Küresel maliyetlerin arttığı ve kar marjlarının düştüğü yeni dünyada, Türkiye’de ihracatçının sesine evvel emirde kulak verilmesi gerektiğine, kurla ilgili şikâyeti olan her sektörün katma değer sorunu olduğu algısının doğru olmadığına dikkat çeken Karavelioğlu şunları söyledi: “Sanayi üretimindeki düşüşün yıllık yüzde 4,7’ye yaklaştığı bir ortamda, endeksteki gerilemenin yüzde 6,9’a ulaştığı imalat sanayisinde temel öncelik, ölçekleri ve insan kaynağını koruyabilmek olmalı. Kapasite kullanım oranlarının yüzde 75’in altına gerilemesi ve işsizlik verisinin son 11 ayın zirvesine ulaşması, bu konuda önemli sinyallerdir. Toplam ihracatının yüzde 60’tan fazlasını AB, Birleşik Krallık ve ABD gibi yüksek standartların olduğu ülkelere gerçekleştiren bir sektör olarak, teknolojik kapasite problemimizin olmadığı çok açık. Uzun yıllardır ihracata dayalı kalkınma modelini baz alan ülkemizde, süreç içinde gelişen makine sanayisinin ihracatta bu derece güçlü olması doğal bir sonuç olmakla birlikte, bu altyapı ancak sürdürülebilir desteklerle rekabetçiliğini korur ve yükseltebilir. Ülkemizde katma değerli üretimin artırılması amacı doğrultusunda ilgili kuruluşlar tarafından sağlanan destek ve teşviklerin tek pencereden yönetildiği Teknoloji Odaklı Sanayi Hamlesi Programı ile katma değerli sektörlerde dışa bağımlılığı azaltacak önemli sonuçlara ulaşılıyor. Programa dahil olan firmalarımız geleceğin teknolojileri üzerinde bugünden ve planlı şekilde Ar-Ge ve üretim yetkinliğinin sağlama imkânı buluyor. Hamle Programının 2021 yılındaki ilk çağrısı pilot sektör olarak makine sanayisine olmuştu. Programın13 Eylül’e kadar başvuruların alınacağı Yükselen Yenilikçi Teknolojiler Çağrısına da yoğun bir katılım göstereceğiz.”

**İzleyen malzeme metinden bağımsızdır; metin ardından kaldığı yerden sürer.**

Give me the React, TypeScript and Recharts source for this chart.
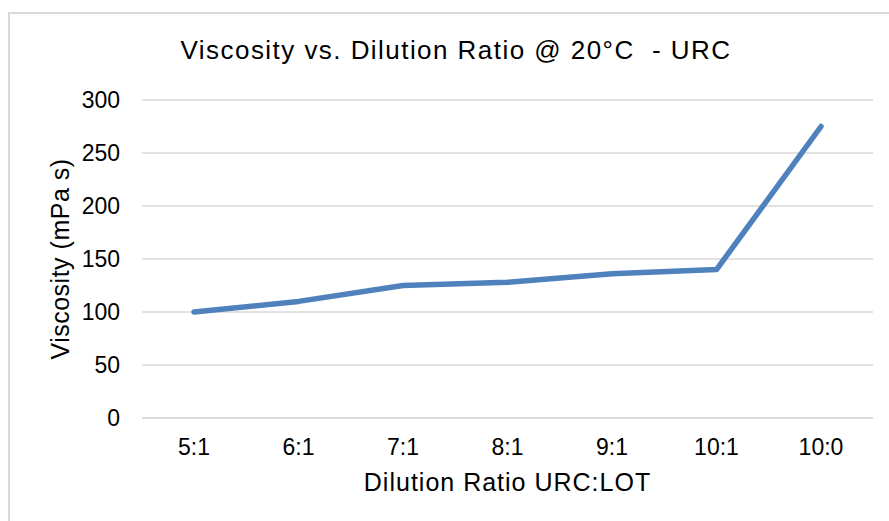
import { LineChart, Line, XAxis, YAxis, CartesianGrid, Label } from "recharts";

const ratios = ["5:1", "6:1", "7:1", "8:1", "9:1", "10:1", "10:0"];
const viscosity = [100, 110, 125, 128, 136, 140, 275];
const yTicks = [0, 50, 100, 150, 200, 250, 300];

const data = ratios.map((ratio, i) => ({ ratio, viscosity: viscosity[i] }));

const font = "'Liberation Sans', Arial, sans-serif";

export default function App() {
  return (
    <div style={{ position: "absolute", left: 0, top: 0, width: 889, height: 521, background: "#fff", fontFamily: font }}>
      <div
        style={{
          position: "absolute",
          left: 8,
          top: 12,
          width: 900,
          height: 530,
          borderLeft: "2px solid #d9d9d9",
          borderTop: "2px solid #d9d9d9",
        }}
      />
      <div
        style={{
          position: "absolute",
          left: 0,
          width: 912,
          top: 35,
          textAlign: "center",
          fontSize: 26,
          letterSpacing: 1.45,
          color: "#000",
          whiteSpace: "pre",
        }}
      >
        Viscosity vs. Dilution Ratio @ 20°C  - URC
      </div>
      <div style={{ position: "absolute", left: 0, top: 0 }}>
        <LineChart width={889} height={521} data={data} margin={{ top: 100, right: 16, bottom: 0, left: 72 }}>
          <CartesianGrid vertical={false} stroke="#d9d9d9" strokeWidth={1.5} />
          <XAxis
            dataKey="ratio"
            tickLine={false}
            axisLine={{ stroke: "#d9d9d9", strokeWidth: 1.5 }}
            tickSize={0}
            tickMargin={21}
            padding={{ left: 52, right: 52 }}
            tick={{ fill: "#000", fontSize: 23, fontFamily: font }}
            height={103}
          >
            <Label
              value="Dilution Ratio URC:LOT"
              position="insideTop"
              offset={55}
              style={{ fill: "#000", fontSize: 25, letterSpacing: 1.0, fontFamily: font }}
            />
          </XAxis>
          <YAxis
            domain={[0, 300]}
            ticks={yTicks}
            tickLine={false}
            axisLine={false}
            tickSize={0}
            tickMargin={22}
            width={70}
            tick={{ fill: "#000", fontSize: 23, fontFamily: font }}
          >
            <Label
              value="Viscosity (mPa s)"
              angle={-90}
              position="insideLeft"
              offset={-12}
              style={{ textAnchor: "middle", fill: "#000", fontSize: 25, letterSpacing: 0.5, fontFamily: font }}
            />
          </YAxis>
          <Line
            type="linear"
            dataKey="viscosity"
            stroke="#4f81bd"
            strokeWidth={5.5}
            strokeLinecap="round"
            strokeLinejoin="round"
            dot={false}
            activeDot={false}
            isAnimationActive={false}
          />
        </LineChart>
      </div>
    </div>
  );
}
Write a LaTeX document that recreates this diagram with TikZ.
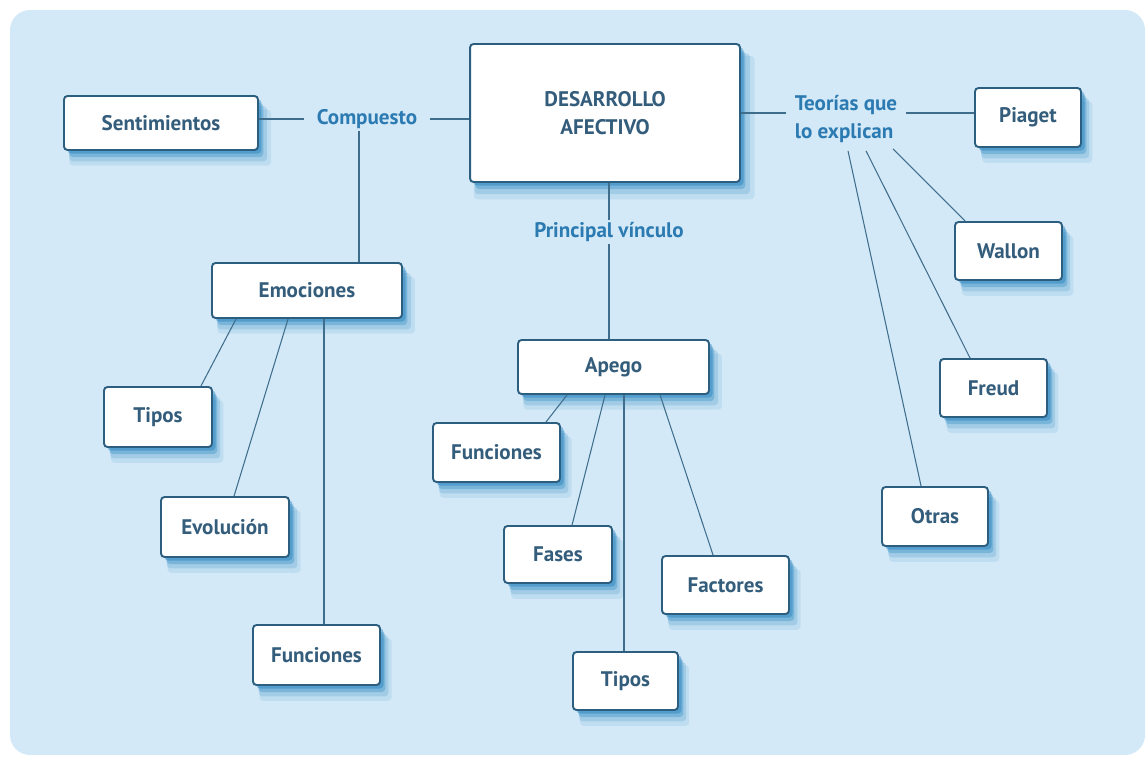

“YERLİ YATIRIMCI İÇİN ORTAMI İYİLEŞTİRME ZAMANI”
Yabancı yatırımların istenen noktada olmadığı bir durumda, üretim ve istihdam açısından turizm ve ihracatın öneminin geçmişe nazaran kat be kat artacağını belirten Karavelioğlu sözlerini şöyle tamamladı: “Dünyada makbul kabul edilen yabancı yatırımcı çekme çerçevesinin değiştiğini belirtmekte fayda var. Zira yapay zekâ ve otomasyon ile dijitalleşme olgusu, yabancı yatırımların başka ülkelere kaydırılması ihtiyacını nispeten sınırlıyor. Ayrıca merkez ülkelerin yeşil stratejiler bahsinde kendi ülke sanayilerine uyguladıkları yüksek destek, cazip teşvikler ve regülasyonlar üzerinden koruma zırhları da yatırımcının başka ülkelere kaymasına engel olacaktır. Bu süreçte Türkiye’de imalat sanayisinin güncel sorunlarının tespiti ve çözüm önerileri konusunda makine sektörünün tecrübesine başvurulması yerinde olur. Bize göre yatırım ortamını iyileştirecek unsurlardan biri kayıt dışı ile mücadeledir. Makine sektörü genelinde kayıt dışılık oranı yüzde 23,7 seviyelerindedir. Kayıt dışı personel çalıştıran veya maaşları düşük göstermek üzere kayıt dışı para üreten firmalar, istihdam piyasasında zaten var olan sorunları daha da artırıyorlar. Rekabetçiliğimizi ve ölçeklerimizi olumsuz etkileyen bu firmalarla mücadeleye yönelik atılacak adımları bekliyoruz.”